With the real economic gloom in Japan growing, the press has to
try hard to find any good news among all the bad. A lot of bad news in
April was related to banking, and how Mizuho Financial Group had made
a big mess of the technology integration of the 3 main banks that
merged: Dai-Ichi Kangyo, Fuji and the IBJ. To summarize: some ATMs
stopped working for up to 3 weeks, a power company couldn't get paid
by its customers, and the public's trust in banking systems was
shattered (see [1]). I talked to many people in the streets of Tokyo
two weeks ago, and I asked them if they were going to close their
accounts with Mizuho.
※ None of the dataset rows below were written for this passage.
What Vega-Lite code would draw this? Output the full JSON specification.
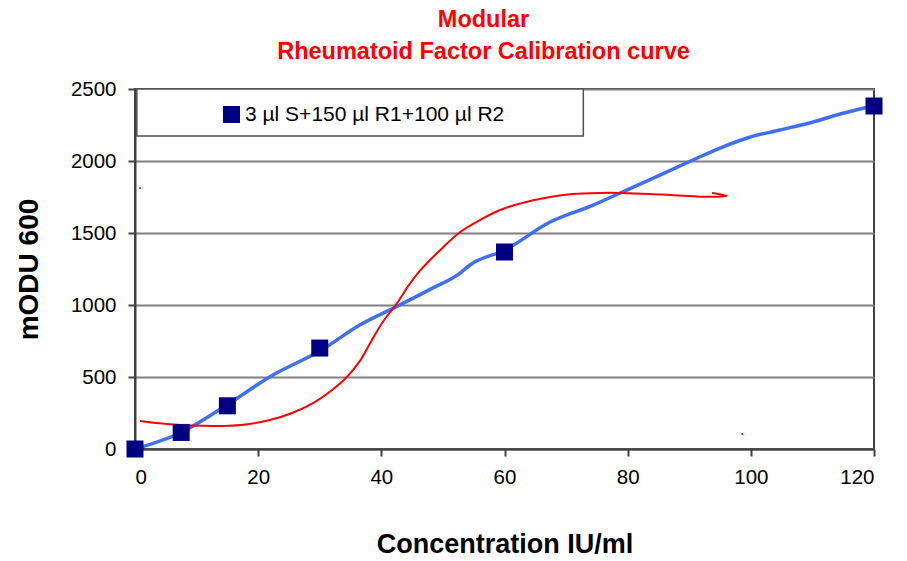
{
  "$schema": "https://vega.github.io/schema/vega-lite/v6.json",
  "width": 739,
  "height": 360,
  "autosize": {"type": "none"},
  "padding": {"left": 135, "top": 89, "right": 33, "bottom": 112},
  "background": "white",
  "config": {
    "view": {"stroke": "#404040", "strokeWidth": 2},
    "font": "Liberation Sans"
  },
  "title": {
    "text": ["Modular", "Rheumatoid Factor Calibration curve"],
    "font": "Liberation Sans",
    "fontSize": 23.5,
    "fontWeight": "bold",
    "color": "#FF0000",
    "anchor": "middle",
    "frame": "group",
    "dx": -21,
    "lineHeight": 32,
    "offset": 16
  },
  "datasets": {
    "box": [{"x1": 0.3, "x2": 72.8, "y1": 2174, "y2": 2500}],
    "blue": [
      {"x": 0, "y": 0}, {"x": 7.3, "y": 111}, {"x": 14.9, "y": 306}, {"x": 22.4, "y": 514},
      {"x": 30, "y": 680}, {"x": 36.5, "y": 861}, {"x": 43, "y": 1000}, {"x": 48, "y": 1110},
      {"x": 52.8, "y": 1222}, {"x": 54.4, "y": 1278}, {"x": 60.1, "y": 1382}, {"x": 67.4, "y": 1576},
      {"x": 74.4, "y": 1694}, {"x": 80.9, "y": 1819}, {"x": 86.4, "y": 1924}, {"x": 90.5, "y": 2005},
      {"x": 95, "y": 2090}, {"x": 99.8, "y": 2165}, {"x": 104.7, "y": 2215}, {"x": 110.1, "y": 2271},
      {"x": 114.5, "y": 2326}, {"x": 119.8, "y": 2382}
    ],
    "red": [
      {"o": 1, "x": 0.8, "y": 194}, {"o": 2, "x": 4, "y": 178}, {"o": 3, "x": 7.3, "y": 167},
      {"o": 4, "x": 11, "y": 161}, {"o": 5, "x": 14.3, "y": 160}, {"o": 6, "x": 18, "y": 170},
      {"o": 7, "x": 21.9, "y": 201}, {"o": 8, "x": 25.5, "y": 250}, {"o": 9, "x": 28.9, "y": 319},
      {"o": 10, "x": 32, "y": 410}, {"o": 11, "x": 34.4, "y": 500}, {"o": 12, "x": 36.5, "y": 610},
      {"o": 13, "x": 38.2, "y": 736}, {"o": 14, "x": 40.2, "y": 880}, {"o": 15, "x": 42.5, "y": 1010},
      {"o": 16, "x": 44.5, "y": 1140}, {"o": 17, "x": 46.2, "y": 1235}, {"o": 18, "x": 47.9, "y": 1312},
      {"o": 19, "x": 50, "y": 1400}, {"o": 20, "x": 52.8, "y": 1507}, {"o": 21, "x": 56, "y": 1590},
      {"o": 22, "x": 59.3, "y": 1660}, {"o": 23, "x": 63, "y": 1710}, {"o": 24, "x": 67.4, "y": 1750},
      {"o": 25, "x": 71, "y": 1770}, {"o": 26, "x": 75.5, "y": 1778}, {"o": 27, "x": 79, "y": 1778},
      {"o": 28, "x": 83.6, "y": 1771}, {"o": 29, "x": 87.5, "y": 1762}, {"o": 30, "x": 91.7, "y": 1752},
      {"o": 31, "x": 94, "y": 1752}, {"o": 32, "x": 96.1, "y": 1757}, {"o": 33, "x": 93.7, "y": 1778}
    ],
    "pts": [
      {"x": 0, "y": 0, "s": "3 µl S+150 µl R1+100 µl R2"},
      {"x": 7.5, "y": 115, "s": "3 µl S+150 µl R1+100 µl R2"},
      {"x": 15, "y": 300, "s": "3 µl S+150 µl R1+100 µl R2"},
      {"x": 30, "y": 701, "s": "3 µl S+150 µl R1+100 µl R2"},
      {"x": 60, "y": 1368, "s": "3 µl S+150 µl R1+100 µl R2"},
      {"x": 120, "y": 2382, "s": "3 µl S+150 µl R1+100 µl R2"}
    ],
    "dots": [{"x": 0.8, "y": 1812}, {"x": 98.6, "y": 104}]
  },
  "encoding": {
    "x": {
      "field": "x", "type": "quantitative",
      "scale": {"domain": [0, 120], "nice": false, "zero": false},
      "axis": {
        "values": [0, 20, 40, 60, 80, 100, 120],
        "format": "d",
        "grid": false,
        "title": "Concentration IU/ml",
        "titleFont": "Liberation Sans", "titleFontSize": 27, "titleFontWeight": "bold", "titleColor": "#000",
        "titlePadding": 44,
        "labelFont": "Liberation Sans", "labelFontSize": 20.5, "labelColor": "#000",
        "labelPadding": 11,
        "domainColor": "#404040", "domainWidth": 2,
        "tickColor": "#404040", "tickWidth": 2, "tickSize": 7
      }
    },
    "y": {
      "field": "y", "type": "quantitative",
      "scale": {"domain": [0, 2500], "nice": false},
      "axis": {
        "values": [0, 500, 1000, 1500, 2000, 2500],
        "format": "d",
        "grid": true, "gridColor": "#808080", "gridWidth": 2,
        "title": "mODU 600",
        "titleFont": "Liberation Sans", "titleFontSize": 28, "titleFontWeight": "bold", "titleColor": "#000",
        "titlePadding": 27,
        "labelFont": "Liberation Sans", "labelFontSize": 20.5, "labelColor": "#000",
        "labelPadding": 12,
        "domainColor": "#404040", "domainWidth": 2,
        "tickColor": "#404040", "tickWidth": 2, "tickSize": 7
      }
    }
  },
  "layer": [
    {
      "data": {"name": "box"},
      "mark": {"type": "rect", "fill": "white", "stroke": "#505050", "strokeWidth": 1.5},
      "encoding": {
        "x": {"field": "x1", "type": "quantitative"},
        "x2": {"field": "x2"},
        "y": {"field": "y1", "type": "quantitative"},
        "y2": {"field": "y2"}
      }
    },
    {
      "data": {"name": "blue"},
      "mark": {"type": "line", "color": "#4070F0", "strokeWidth": 3.5, "interpolate": "monotone"},
      "encoding": {}
    },
    {
      "data": {"name": "red"},
      "mark": {"type": "line", "color": "#FF0000", "strokeWidth": 2, "interpolate": "catmull-rom"},
      "encoding": {"order": {"field": "o", "type": "quantitative"}}
    },
    {
      "data": {"name": "dots"},
      "mark": {"type": "point", "shape": "square", "filled": true, "color": "#FF0000", "size": 3, "opacity": 1},
      "encoding": {}
    },
    {
      "data": {"name": "pts"},
      "mark": {"type": "point", "shape": "square", "filled": true, "size": 289, "opacity": 1},
      "encoding": {
        "color": {
          "field": "s", "type": "nominal",
          "scale": {"range": ["#000080"]},
          "legend": {
            "title": null,
            "orient": "none",
            "legendX": 86,
            "legendY": 15,
            "padding": 0,
            "symbolType": "square",
            "symbolSize": 289,
            "symbolOpacity": 1,
            "symbolStrokeWidth": 0,
            "labelFont": "Liberation Sans",
            "labelFontSize": 21,
            "labelColor": "#000",
            "labelOffset": 3,
            "labelLimit": 500
          }
        }
      }
    }
  ]
}
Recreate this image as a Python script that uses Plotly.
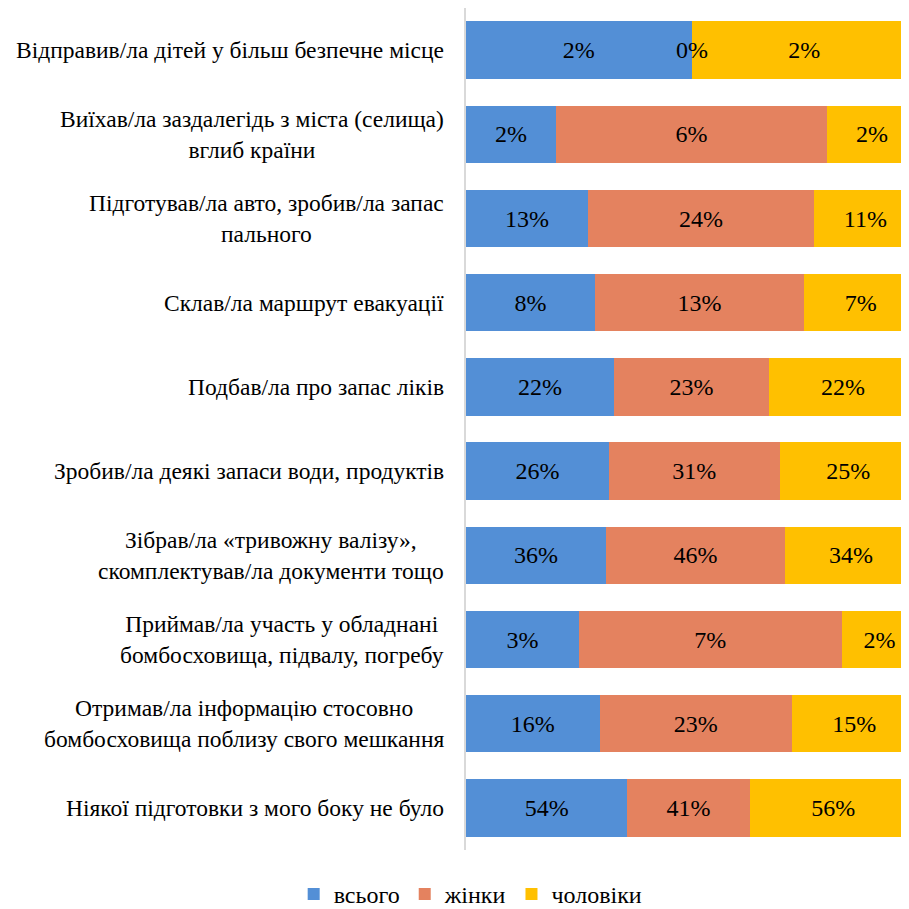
import plotly.graph_objects as go

categories = [
    "Відправив/ла дітей у більш безпечне місце",
    "Виїхав/ла заздалегідь з міста (селища)<br>вглиб країни",
    "Підготував/ла авто, зробив/ла запас<br>пального",
    "Склав/ла маршрут евакуації",
    "Подбав/ла про запас ліків",
    "Зробив/ла деякі запаси води, продуктів",
    "Зібрав/ла «тривожну валізу»,<br>скомплектував/ла документи тощо",
    "Приймав/ла участь у обладнані<br>бомбосховища, підвалу, погребу",
    "Отримав/ла інформацію стосовно<br>бомбосховища поблизу свого мешкання",
    "Ніякої підготовки з мого боку не було",
]
vsogo = [2, 2, 13, 8, 22, 26, 36, 3, 16, 54]
zhinky = [0, 6, 24, 13, 23, 31, 46, 7, 23, 41]
cholovich = [2, 2, 11, 7, 22, 25, 34, 2, 15, 56]

series_names = ["всього", "жінки", "чоловіки"]
colors = ["#538FD6", "#E4825F", "#FFC000"]
FONT = "Liberation Serif, Times New Roman, serif"
FS = 24
FS_CAT = 23.5

fig = go.Figure()
for name, vals, col in zip(series_names, [vsogo, zhinky, cholovich], colors):
    fig.add_trace(go.Bar(
        y=categories, x=vals, name=name, orientation="h",
        marker=dict(color=col, line=dict(width=0)),
        text=[f"{v}%" if v > 0 else "" for v in vals],
        textposition="inside", insidetextanchor="middle",
        textfont=dict(family=FONT, size=FS, color="black"),
        constraintext="none",
    ))

annotations = []
# zero-valued segment labels, placed at the stacked boundary
for i, cat in enumerate(categories):
    tot = vsogo[i] + zhinky[i] + cholovich[i]
    if zhinky[i] == 0:
        annotations.append(dict(
            x=100.0 * vsogo[i] / tot, y=cat, xref="x", yref="y",
            text="0%", showarrow=False, xanchor="center",
            font=dict(family=FONT, size=FS, color="black")))
# category labels, centred lines, right-anchored block
for cat in categories:
    annotations.append(dict(
        x=0, y=cat, xref="paper", yref="y", text=cat, showarrow=False,
        xanchor="right", align="center", xshift=-20,
        font=dict(family=FONT, size=FS_CAT, color="black")))

fig.update_layout(
    width=909, height=909,
    barmode="stack", barnorm="percent", bargap=0.32,
    margin=dict(l=458, r=0, t=0, b=67),
    paper_bgcolor="white", plot_bgcolor="white",
    font=dict(family=FONT, size=FS, color="black"),
    showlegend=True,
    legend=dict(orientation="h", xref="container", x=0.509, xanchor="center",
                yref="container", y=0.025, yanchor="middle",
                font=dict(family=FONT, size=FS, color="black"),
                itemwidth=30, traceorder="normal"),
    annotations=annotations,
)
fig.update_xaxes(range=[0, 100], showticklabels=False, showgrid=False,
                 zeroline=False, showline=False, ticks="")
fig.update_yaxes(autorange="reversed", showticklabels=False, showgrid=False,
                 zeroline=False, showline=True, linecolor="#D9D9D9", linewidth=2,
                 ticks="")

fig.write_html("out.html")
Some already had, some said that they were
moving all their money as fast as possible, but a few gave a shrug of
defeat, and said "what makes you think that the other banks are
immune?". Perhaps software testing and quality assurance are not
endemic to Japanese banks? Or perhaps they get forgotten when 3
corporate cultures collide, and there is a lack of incentive to
cooperate with teams from a former rival?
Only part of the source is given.